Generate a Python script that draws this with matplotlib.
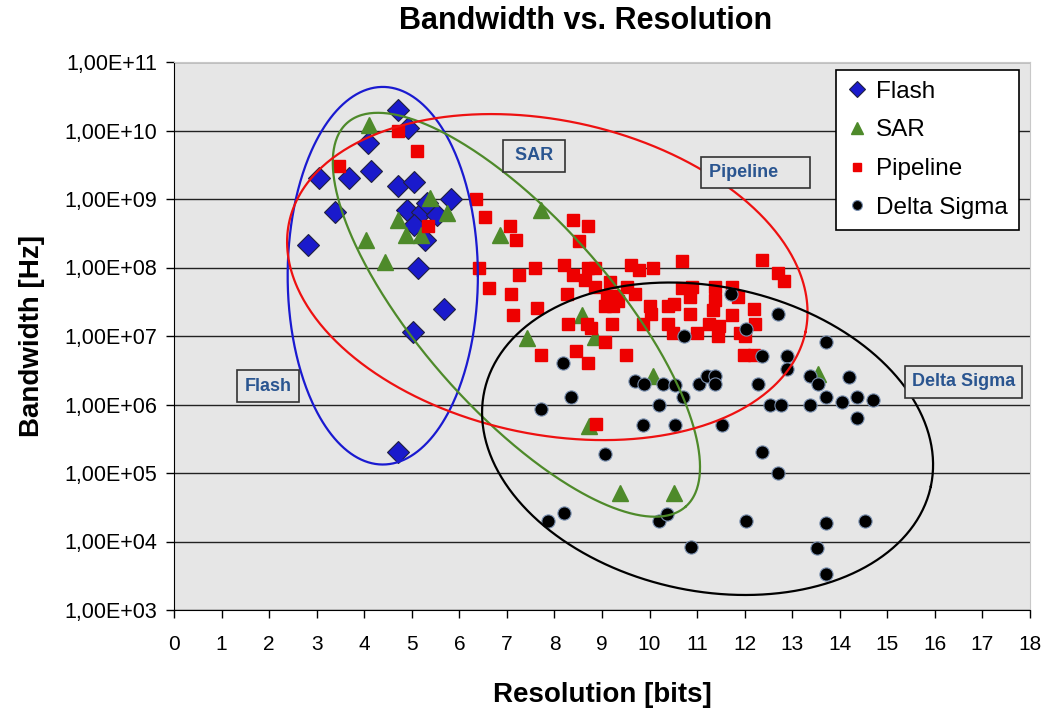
import numpy as np
import matplotlib
matplotlib.use("Agg")
import matplotlib.pyplot as plt
from matplotlib.ticker import FixedLocator, FuncFormatter, NullLocator

plt.rcParams['font.family'] = ['Liberation Sans', 'DejaVu Sans']

# ---- data (resolution in bits, bandwidth in Hz) ----
flash_bits = [4.72, 4.92, 4.07, 3.05, 3.69, 4.14, 4.71, 5.05, 5.82, 3.38, 4.89,
              5.21, 5.33, 5.54, 5.05, 5.28, 2.81, 5.14, 5.68, 5.03, 4.72]
flash_bw = [2.0e10, 1.1e10, 6.6e9, 2.0e9, 2.0e9, 2.6e9, 1.55e9, 1.8e9, 1.0e9, 6.5e8, 6.9e8,
            6.5e8, 8.7e8, 5.8e8, 4.2e8, 2.5e8, 2.1e8, 1.0e8, 2.5e7, 1.15e7, 2.0e5]

sar_bits = [4.10, 5.39, 5.75, 4.70, 4.87, 5.19, 4.04, 4.44, 7.72, 6.86, 8.58,
            7.43, 8.85, 10.08, 8.72, 9.37, 10.52, 13.54]
sar_bw = [1.2e10, 1.05e9, 6.2e8, 4.9e8, 3.0e8, 3.0e8, 2.5e8, 1.2e8, 6.8e8, 3.0e8, 2.0e7,
          9.5e6, 9.8e6, 2.6e6, 4.9e5, 5.1e4, 5.1e4, 2.8e6]

pipe_bits = [4.70, 5.10, 3.46, 6.36, 6.53, 5.34, 6.42, 7.07, 7.20, 6.62, 7.26, 7.08, 7.59,
             7.12, 7.64, 8.38, 8.70, 8.51, 8.21, 8.38, 8.71, 8.85, 8.65, 8.85, 8.27, 9.16,
             9.11, 9.28, 9.53, 9.69, 9.60, 9.77, 10.07, 10.68, 10.68, 10.89, 9.34, 9.06,
             9.23, 10.01, 10.39, 10.51, 10.85, 10.85, 10.04, 8.28, 8.69, 8.76, 9.21, 9.87,
             10.38, 10.49, 10.99, 9.06, 7.72, 8.46, 8.71, 9.50, 8.88, 11.43, 12.36, 12.71,
             12.82, 11.38, 11.73, 11.38, 11.87, 11.34, 11.73, 12.19, 12.22, 11.24, 11.45,
             11.91, 12.01, 11.98, 12.19]
pipe_bw = [1.0e10, 5.1e9, 3.0e9, 1.0e9, 5.5e8, 4.1e8, 1.0e8, 4.1e8, 2.5e8, 5.1e7, 7.8e7, 4.1e7, 1.0e8,
           2.0e7, 2.6e7, 5.0e8, 4.1e8, 2.4e8, 1.1e8, 7.8e7, 1.0e8, 1.0e8, 6.6e7, 5.2e7, 4.1e7, 6.2e7,
           3.8e7, 3.8e7, 5.2e7, 4.1e7, 1.1e8, 9.2e7, 1.0e8, 1.26e8, 5.1e7, 5.2e7, 3.2e7, 2.7e7,
           2.7e7, 2.7e7, 2.7e7, 2.9e7, 3.7e7, 2.1e7, 2.1e7, 1.5e7, 1.5e7, 1.3e7, 1.5e7, 1.5e7,
           1.5e7, 1.1e7, 1.1e7, 8.3e6, 5.3e6, 6.1e6, 4.1e6, 5.3e6, 5.2e5, 1.0e7, 1.3e8, 8.2e7,
           6.4e7, 5.2e7, 5.2e7, 3.3e7, 3.7e7, 2.4e7, 2.0e7, 2.5e7, 1.5e7, 1.5e7, 1.4e7,
           1.1e7, 1.0e7, 5.3e6, 5.3e6]

ds_bits = [10.72, 8.18, 8.35, 7.71, 9.70, 9.88, 10.29, 10.53, 10.71, 10.20, 9.87, 10.53, 11.53,
           9.06, 7.86, 8.20, 10.20, 10.37, 10.87, 11.04, 11.20, 11.38, 11.38, 11.71, 12.71, 12.03,
           13.70, 12.36, 12.88, 12.88, 13.37, 13.54, 12.28, 14.20, 13.70, 14.04, 14.37, 14.70,
           12.54, 12.77, 13.38, 14.37, 12.36, 12.70, 12.03, 13.70, 14.53, 13.52, 13.70]
ds_bw = [1.0e7, 4.0e6, 1.3e6, 8.5e5, 2.2e6, 2.0e6, 2.0e6, 1.9e6, 1.3e6, 1.0e6, 5.1e5, 5.1e5, 5.1e5,
         1.9e5, 2.0e4, 2.6e4, 2.0e4, 2.5e4, 8.3e3, 2.0e6, 2.6e6, 2.6e6, 2.0e6, 4.1e7, 2.1e7, 1.26e7,
         8.2e6, 5.1e6, 5.1e6, 3.3e6, 2.6e6, 2.0e6, 2.0e6, 2.5e6, 1.3e6, 1.1e6, 1.3e6, 1.15e6,
         1.0e6, 1.0e6, 1.0e6, 6.3e5, 2.0e5, 1.0e5, 2.0e4, 1.85e4, 2.0e4, 8.1e3, 3.3e3]

x_ticks = list(range(0, 19))
y_exponents = list(range(3, 12))

W, H = 1046, 713
fig = plt.figure(figsize=(W / 100, H / 100), dpi=100)
ax = fig.add_axes([174 / W, 1 - 610 / H, (1030 - 174) / W, (610 - 62) / H])
ax.set_facecolor('#e6e6e6')

ax.plot(flash_bits, flash_bw, 'D', ms=11, mfc='#1a1acc', mec='#202040', mew=0.8, ls='none', label='Flash')
ax.plot(sar_bits, sar_bw, '^', ms=11.5, mfc='#4e8a2a', mec='#4e8a2a', ls='none', label='SAR')
ax.plot(pipe_bits, pipe_bw, 's', ms=8.5, mfc='#ee0000', mec='#ee0000', ls='none', label='Pipeline')
ax.plot(ds_bits, ds_bw, 'o', ms=9.5, mfc='black', mec='#7a90b0', mew=0.8, ls='none', label='Delta Sigma')

ax.set_yscale('log')
ax.set_xlim(0, 18)
ax.set_ylim(1e3, 1e11)

# ellipses drawn in screen-like space (x units vs decades)
bbox = ax.get_position()
ratio = (bbox.height * H / 8) / (bbox.width * W / 18)  # x-units per decade on screen


def draw_ellipse(cx, cly, a, b, ang, color):
    t = np.linspace(0, 2 * np.pi, 500)
    th = np.deg2rad(ang)
    dx = a * np.cos(t) * np.cos(th) - b * np.sin(t) * np.sin(th)
    dy = a * np.cos(t) * np.sin(th) + b * np.sin(t) * np.cos(th)
    ax.plot(cx + dx, 10 ** (cly + dy / ratio), color=color, lw=1.6, zorder=5)


draw_ellipse(4.39, 7.88, 2.0, 3.97, 0, '#1a1ad0')
draw_ellipse(7.2, 7.31, 5.38, 2.0, -48.6, '#4e8a2a')
draw_ellipse(7.85, 7.86, 5.55, 3.3, -12, '#ee1111')
draw_ellipse(11.22, 5.5, 4.8, 3.2, -12, 'black')

# group labels
box = dict(boxstyle='square,pad=0.4', fc='#e6e6e6', ec='#333333', lw=1.2)
for txt, x, ly in [('Flash', 1.98, 6.27), (' SAR ', 7.57, 9.63),
                   ('Pipeline     ', 12.23, 9.39), ('Delta Sigma', 16.6, 6.33)]:
    ax.text(x, 10 ** ly, txt, ha='center', va='center', fontsize=13, fontweight='bold',
            color='#2a5590', bbox=box, zorder=6)

# grid and ticks
ax.xaxis.set_major_locator(FixedLocator(x_ticks))
ax.yaxis.set_major_locator(FixedLocator([10.0 ** e for e in y_exponents]))
ax.yaxis.set_minor_locator(NullLocator())
ax.yaxis.set_major_formatter(FuncFormatter(lambda v, p: '1,00E+%02d' % int(round(np.log10(v)))))
ax.grid(axis='y', color='#222222', lw=1.0)
ax.set_axisbelow(True)
ax.tick_params(axis='both', direction='out', length=6, width=1, labelsize=15.5)
ax.tick_params(axis='y', pad=6)
ax.tick_params(axis='x', pad=12, labelsize=15)
for s in ['top', 'right']:
    ax.spines[s].set_color('#c8c8c8')
for s in ['left', 'bottom']:
    ax.spines[s].set_color('black')

ax.set_xlabel('Resolution [bits]', fontsize=20, fontweight='bold', labelpad=20)
ax.set_ylabel('Bandwidth [Hz]', fontsize=20, fontweight='bold', labelpad=14)
fig.text(586 / W, 1 - 21 / H, 'Bandwidth vs. Resolution', ha='center', va='center',
         fontsize=22, fontweight='bold')

leg = ax.legend(loc='upper left', bbox_to_anchor=(0.7734, 0.9854), borderaxespad=0, fontsize=17.5,
                frameon=True, fancybox=False, edgecolor='black', framealpha=1, markerscale=0.75,
                handlelength=0.8, handletextpad=0.4, labelspacing=0.68, borderpad=0.45)
leg.get_frame().set_linewidth(1.2)
leg.set_zorder(10)

fig.savefig('out.png', dpi=100)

========================================================================

■ **Task description**:
Repeat the listing above up to and including the line with "plt.rcParams['font.family'] = ['Liberation", starting from its first line. Drop any pictures.

■ **Right answer**:
Generate a Python script that draws this with matplotlib.
import numpy as np
import matplotlib
matplotlib.use("Agg")
import matplotlib.pyplot as plt
from matplotlib.ticker import FixedLocator, FuncFormatter, NullLocator

plt.rcParams['font.family'] = ['Liberation Sans', 'DejaVu Sans']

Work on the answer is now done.